U.S. Precipitation Highlights
- Minnesota experienced its second wettest March, and areas of the South were also wetter than normal. By contrast, New Jersey had its 10th driest March on record, while Arizona, Maryland, and Pennsylvania each ranked in the 12th driest category.
- For the January – March period, most of the contiguous United States had below-average precipitation, including Delaware, Maryland, and New Jersey, which had their driest January – March periods on record. Pennsylvania, Connecticut, and West Virginia had their second, fourth, and fifth driest such periods, respectively. In the Southwest, New Mexico and Utah had their eighth and 10th driest January – March periods, respectively.
- It was unusually wet in the upper Midwest, where North Dakota, Minnesota, and South Dakota had their fourth, sixth, and ninth wettest January-through-March period, respectively.
- At the end of March, 25 percent of the contiguous United States was in moderate-to-exceptional drought, based on the U.S. Drought Monitor. This is one percent more than at the end of February. Severe, or extreme, drought conditions continued in parts of California, Florida, Hawaii, Nevada, South Carolina, Wisconsin, and the southern Plains, with exceptional drought in southern Texas.
- Record amounts of snow fell in North Dakota during March. Fargo received 28.1 inches, which was nearly 2 more inches than the previous March record set in 1997. Fargo also recorded 4.62 inches of precipitation which set a new monthly record. Bismarck nearly broke a March monthly snowfall total with 29.7 inches.
- Major flooding affected areas along the Minnesota-North Dakota border as the Red River swelled to record and near-record levels. Well-above normal precipitation compounded the flooding potential brought on by extreme precipitation surpluses accumulated during autumn and winter. The six-month precipitation for the October-through-March period was the wettest on record for much of the Red River’s drainage basin in eastern North Dakota and western Minnesota.
- Based on preliminary estimates, there were 115 tornadoes reported in the U.S. in March. This was below the three-year average (2006-2008) for March of 149 tornadoes, according to NOAA’s Storm Prediction Center.
- Approximately 14,078 wild land fires burned 401,741 acres across the nation in March, according to the National Interagency Coordination Center.
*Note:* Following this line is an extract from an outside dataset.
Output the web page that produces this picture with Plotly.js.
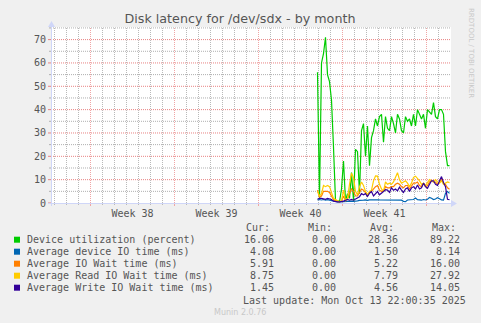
<!DOCTYPE html>
<html>
<head>
<meta charset="utf-8">
<script src="https://cdn.plot.ly/plotly-3.0.1.min.js"></script>
<style>html,body{margin:0;padding:0;background:#f0f0f0;}#chart{width:481px;height:323px;}</style>
</head>
<body>
<div id="chart"></div>
<script>
// ---- data ----
const seriesNames = [
  'Device utilization (percent)',
  'Average device IO time (ms)',
  'Average IO Wait time (ms)',
  'Average Read IO Wait time (ms)',
  'Average Write IO Wait time (ms)'
];
const seriesColors = ['#00cc00', '#0066b3', '#ff8000', '#ffcc00', '#330099'];
const startTime = '2025-10-02T22:00:00Z';
const stepHours = 4;

const utilization = [56, 2, 60, 64, 71, 55, 52, 44, 24, 1, 1, 0.5, 6, 18, 1, 4, 2, 13, 1, 23, 22, 4,
  31, 34, 20, 33, 16, 28, 31, 36, 33, 37, 38, 26, 37, 32, 31, 37, 34, 30, 38, 36, 31, 30, 37, 35,
  36, 33, 38, 33, 40, 38, 36, 38, 32, 40, 39, 38, 43, 37, 36, 40, 40, 38, 22, 16, 16];
const deviceIoTime = [1.3, 1.5, 1.3, 1.5, 1.2, 1.4, 1.2, 1, 0.7, 0.5, 0.5, 0.5, 0.6, 0.7, 0.5, 0.6, 0.7,
  0.8, 0.7, 0.7, 0.9, 1.1, 1.3, 1.2, 1.3, 1.1, 1.3, 1.4, 1.2, 1.3, 1.4, 1.3, 1.3, 1.5, 1.3, 1.3, 1.2,
  1.4, 1.3, 1.2, 1.4, 1.3, 1.2, 0.7, 0.6, 1.3, 1.4, 1.3, 1.5, 2.1, 1.4, 1.3, 1.2, 1.5, 1.3, 1.6, 2.4,
  2, 1.5, 1.7, 2.3, 1.8, 1.3, 1.2, 4.1, 4.9, 4.1];
const ioWait = [5.5, 2.5, 3, 5, 5, 5, 4.5, 3, 1.5, 1, 0.8, 0.5, 0.8, 3, 1, 1.8, 4, 6, 5, 3, 3, 4.5, 6,
  5.5, 4.5, 3, 4.5, 5, 6, 7, 7.5, 5.5, 5, 5, 7, 6.5, 6.5, 7, 7, 8, 8.5, 8, 7, 6.5, 7.5, 7.5, 6, 7.5,
  8.5, 8.5, 9, 7.5, 7, 8.5, 7, 7.5, 9, 9.5, 9, 9, 8, 8.8, 10, 8.5, 8, 6.5, 5.9];
const readIoWait = [5, 3, 4, 7.5, 7, 7.5, 7, 4, 2, 1.5, 1, 0.5, 1, 5.5, 1, 2, 8, 12.7, 11, 5, 3.5, 7, 9,
  7.5, 5, 3.5, 5, 5.5, 9.5, 11.6, 11.5, 8, 6, 5, 9, 8, 8.5, 8, 9, 11, 13, 10, 8.5, 9, 9.5, 8.5, 7, 8.5,
  11, 11.5, 10.5, 9.5, 8, 8.5, 7.5, 9, 10, 9.5, 9, 10, 9, 8.5, 9.5, 8, 8.5, 9, 8.75];
const writeIoWait = [1.6, 2, 2, 1.8, 1.6, 2, 1.7, 1.5, 0.8, 0.5, 0.5, 0.5, 0.5, 0.8, 1.2, 1.5, 1.2, 1.5,
  1.2, 1.8, 2.3, 2.7, 4, 3.5, 4, 2.8, 4.2, 4.9, 3, 4.1, 4.9, 3.5, 4.1, 4.9, 5.7, 5.5, 4.5, 6.5, 5.5, 6,
  5.2, 6.8, 5.5, 4.5, 6, 6.5, 5, 6.5, 7, 6, 7.7, 6, 6.5, 8.5, 7, 6.3, 8, 9.5, 9.5, 8, 7.5, 9.2, 11.3,
  8.8, 7, 1.6, 1.45];

const curValues = [16.06, 4.08, 5.91, 8.75, 1.45];
const minValues = [0.00, 0.00, 0.00, 0.00, 0.00];
const avgValues = [28.36, 1.50, 5.22, 7.79, 4.56];
const maxValues = [89.22, 8.14, 16.00, 27.92, 14.05];

const weekLabels = ['Week 38', 'Week 39', 'Week 40', 'Week 41'];
const weekMidpoints = ['2025-09-17 12:00', '2025-09-24 12:00', '2025-10-01 12:00', '2025-10-08 12:00'];
const weekStarts = ['2025-09-14', '2025-09-21', '2025-09-28', '2025-10-05', '2025-10-12'];
const xRange = ['2025-09-10 17:00', '2025-10-14 01:00'];
const yMax = 75.4;
const yMajorTicks = [0, 10, 20, 30, 40, 50, 60, 70];
const yMinorTicks = [5, 15, 25, 35, 45, 55, 65, 75];
const lastUpdate = 'Last update: Mon Oct 13 22:00:35 2025';

// ---- build ----
const allSeries = [utilization, deviceIoTime, ioWait, readIoWait, writeIoWait];
const t0 = Date.parse(startTime);
const fmt = ms => new Date(ms).toISOString().slice(0, 16).replace('T', ' ');
const times = utilization.map((_, i) => fmt(t0 + i * stepHours * 3600000));

const dayMs = 86400000;
const weekStartMs = weekStarts.map(d => Date.parse(d + 'T00:00:00Z'));
const dayTicks = [];
for (let d = Date.parse('2025-09-11T00:00:00Z'); d <= Date.parse('2025-10-13T00:00:00Z'); d += dayMs) {
  if (!weekStartMs.includes(d)) dayTicks.push(fmt(d));
}

const traces = allSeries.map((vals, k) => ({
  type: 'scatter', mode: 'lines', x: times, y: vals, name: seriesNames[k],
  line: {color: seriesColors[k], width: 1.2}, hoverinfo: 'skip', showlegend: false
}));

const L = 51, R = 451, T = 27, B = 203;
const W = R - L, H = B - T;
const px = v => (v - L) / W;
const py = v => (B - v) / H;

const mono = {family: 'DejaVu Sans Mono', size: 10, color: '#555'};
const redV = 'rgb(240,165,165)';
const grayV = 'rgb(185,185,185)';
const redH = 'rgb(232,130,130)';
const grayH = 'rgb(175,175,175)';
const axisCol = '#cfd6f8';
const dash = '1px,1px';

const shapes = [];
// grid (vertical)
dayTicks.forEach(d => {
  shapes.push({type: 'line', layer: 'below', xref: 'x', yref: 'paper', x0: d, x1: d, y0: 0, y1: 1,
    line: {color: grayV, width: 1, dash: dash}});
  shapes.push({type: 'line', xref: 'x', yref: 'paper', x0: d, x1: d, y0: -2 / H, y1: 0,
    line: {color: grayV, width: 1}});
});
weekStarts.forEach(d => {
  shapes.push({type: 'line', layer: 'below', xref: 'x', yref: 'paper', x0: d, x1: d, y0: 0, y1: 1,
    line: {color: redV, width: 1, dash: dash}});
  shapes.push({type: 'line', xref: 'x', yref: 'paper', x0: d, x1: d, y0: -3 / H, y1: 0,
    line: {color: redV, width: 1}});
});
// grid (horizontal)
yMinorTicks.forEach(v => {
  shapes.push({type: 'line', layer: 'below', xref: 'paper', yref: 'y', x0: 0, x1: 1, y0: v, y1: v,
    line: {color: grayH, width: 1, dash: dash}});
  shapes.push({type: 'line', xref: 'paper', yref: 'y', x0: -2 / W, x1: 0, y0: v, y1: v,
    line: {color: grayH, width: 1}});
});
yMajorTicks.forEach(v => {
  if (v > 0) shapes.push({type: 'line', layer: 'below', xref: 'paper', yref: 'y', x0: 0, x1: 1, y0: v, y1: v,
    line: {color: redH, width: 1, dash: dash}});
  shapes.push({type: 'line', xref: 'paper', yref: 'y', x0: -3 / W, x1: 0, y0: v, y1: v,
    line: {color: redH, width: 1}});
});
// axis lines and arrows
shapes.push({type: 'line', xref: 'paper', yref: 'paper', x0: -3 / W, x1: 1, y0: -0.5 / H, y1: -0.5 / H,
  line: {color: axisCol, width: 1}});
shapes.push({type: 'line', xref: 'paper', yref: 'paper', x0: 0.5 / W, x1: 0.5 / W, y0: -3 / H, y1: 1,
  line: {color: axisCol, width: 1}});
shapes.push({type: 'path', xref: 'paper', yref: 'paper',
  path: `M ${px(451)} ${py(200)} L ${px(457)} ${py(203.5)} L ${px(451)} ${py(207)} Z`,
  fillcolor: axisCol, line: {width: 0}});
shapes.push({type: 'path', xref: 'paper', yref: 'paper',
  path: `M ${px(48)} ${py(27)} L ${px(51.5)} ${py(21)} L ${px(55)} ${py(27)} Z`,
  fillcolor: axisCol, line: {width: 0}});

// legend / stats
const annotations = [];
const headers = [['Cur:', 245], ['Min:', 307], ['Avg:', 369], ['Max:', 431]];
headers.forEach(([txt, x]) => annotations.push({
  xref: 'paper', yref: 'paper', x: px(x), y: py(227.5), xanchor: 'left', yanchor: 'middle',
  text: txt, showarrow: false, font: mono, borderpad: 0
}));
const colsRight = [274.5, 336.5, 398.5, 461];
seriesNames.forEach((name, k) => {
  const yy = 239.7 + 12 * k;
  shapes.push({type: 'rect', xref: 'paper', yref: 'paper', x0: px(14), x1: px(20), y0: py(yy - 3), y1: py(yy + 3),
    fillcolor: seriesColors[k], line: {width: 0}});
  annotations.push({xref: 'paper', yref: 'paper', x: px(26), y: py(yy), xanchor: 'left', yanchor: 'middle',
    text: name, showarrow: false, font: mono, borderpad: 0});
  [curValues, minValues, avgValues, maxValues].forEach((arr, c) => annotations.push({
    xref: 'paper', yref: 'paper', x: px(colsRight[c]), y: py(yy), xanchor: 'right', yanchor: 'middle',
    text: arr[k].toFixed(2), showarrow: false, font: mono, borderpad: 0
  }));
});
annotations.push({xref: 'paper', yref: 'paper', x: px(466.5), y: py(300), xanchor: 'right', yanchor: 'middle',
  text: lastUpdate, showarrow: false, font: mono, borderpad: 0});
annotations.push({xref: 'paper', yref: 'paper', x: px(240), y: py(312), xanchor: 'center', yanchor: 'middle',
  text: 'Munin 2.0.76', showarrow: false, font: {family: 'DejaVu Sans', size: 8, color: '#c8c8c8'}, borderpad: 0});
annotations.push({xref: 'paper', yref: 'paper', x: px(471), y: py(53), xanchor: 'center', yanchor: 'middle',
  text: 'RRDTOOL / TOBI OETIKER', textangle: 90, showarrow: false,
  font: {family: 'DejaVu Sans', size: 7, color: '#c8c8c8'}, borderpad: 0});

const layout = {
  width: 481, height: 323,
  margin: {l: L, r: 481 - R, t: T, b: 323 - B, pad: 0},
  paper_bgcolor: '#f0f0f0', plot_bgcolor: '#ffffff',
  showlegend: false,
  title: {text: 'Disk latency for /dev/sdx - by month', xref: 'container', yref: 'container',
    x: 240 / 481, y: 1 - 19 / 323, xanchor: 'center', yanchor: 'middle',
    font: {family: 'DejaVu Sans', size: 12.7, color: '#555'}},
  xaxis: {
    type: 'date', range: xRange, tickmode: 'array', tickvals: weekMidpoints, ticktext: weekLabels,
    showgrid: false, zeroline: false, ticks: '', showline: false, ticklabelstandoff: 3,
    tickfont: mono, fixedrange: true
  },
  yaxis: {
    range: [0, yMax], tickmode: 'array', tickvals: yMajorTicks, showgrid: false,
    ticks: '', zeroline: false, showline: false, ticklabelstandoff: 4,
    tickfont: mono, fixedrange: true
  },
  annotations: annotations,
  shapes: shapes
};

Plotly.newPlot('chart', traces, layout, {staticPlot: true, displayModeBar: false});
</script>
</body>
</html>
The total number of wildfires and acres burned since the start of 2009 are both well above their respective 10-year averages.
NCDC’s preliminary reports, which assess the current state of the climate, are released soon after the end of each month. These analyses are based on preliminary data, which are subject to revision. Additional quality control is applied to the data when late reports are received several weeks after the end of the month and as increased scientific methods improve NCDC’s processing algorithms.
NOAA understands and predicts changes in the Earth's environment, from the depths of the ocean to the surface of the sun, and conserves and manages our coastal and marine resources.